In the United States higher education system over the past sixty years, multicultural, multi-ethnic, and diversity education focused courses have become widely established as a primary strategy to educate college students on aspects human diversity and workforce diversity in their various forms (Bank, 1981; Banks, 2002; Gollnick & Chinn, 2002; Thomas, 2010). Examples of the historical and contemporary factors that are responsible for validating the need of these types of diversity education courses in higher education institutions in the United States include the following:

  • The 1954 Brown vs. the Board of Education Supreme Court decision that ruled it was unconstitutional and a breach of the 14th Amendment to prohibit children from attending public schools based on race (Congress on Racial Equality, 2013).

  • The passing of the Civil Rights legislations in the 1960’s which prohibits all forms of bias and discrimination as it relates to race, gender color, religion and national origin (Bennett-Alexander & Hartman, 2007).

  • Changing demographics in the United States which has resulted in the population of the United States becoming more diverse (Schaefer, 2010).

  • Along with the requests of many academics, business professionals, and the general public who have been calling on institutions of higher education to better educate today’s college students to live and work in our diverse society (Bowen, Kurzweil & Tobin, 2005).

Although multicultural, multi-ethnic and diversity higher education courses have continued to increase in focus and scope on university campuses throughout the United States in the 21st century (Limburg & Clark, 2006; Byrd & Scott, 2014; Scott & Sims, 2015), research remains scant on the role that diversity education conferences can play in higher education institutions in broadening students’ diversity education beyond their diversity course experience.

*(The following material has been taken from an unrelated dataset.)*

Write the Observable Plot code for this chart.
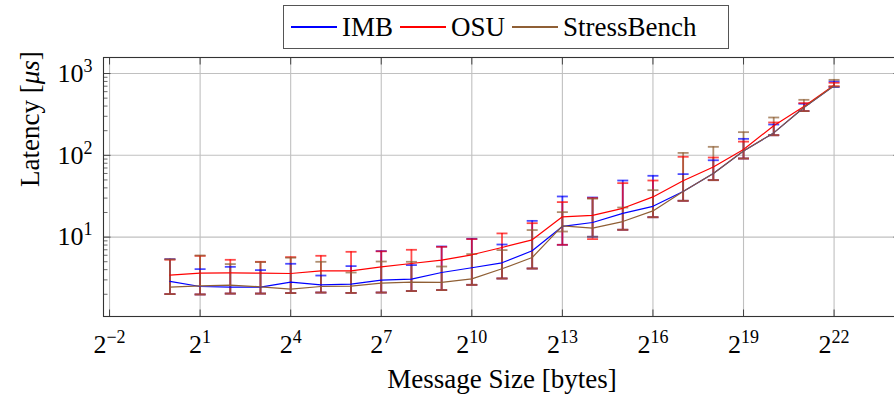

In an attempt to fill this void in the literature on this topic, the Diverse Voices Conference (DVC) is introduced in this chapter as a seventeen-year-old higher education initiative in Michigan that has been effective in providing a safe space for students to learn more about and speak out in support of valuing all aspects of human diversity. In this chapter I will discuss: 1) the history of the DVC, 2) the components of the DVC; 3) the lessons I learned regarding sponsoring the DVC on a university campus in Michigan that is free and open to the public, along with 4) future directions and recommendations for expanding the DVC and its visibility beyond its current state.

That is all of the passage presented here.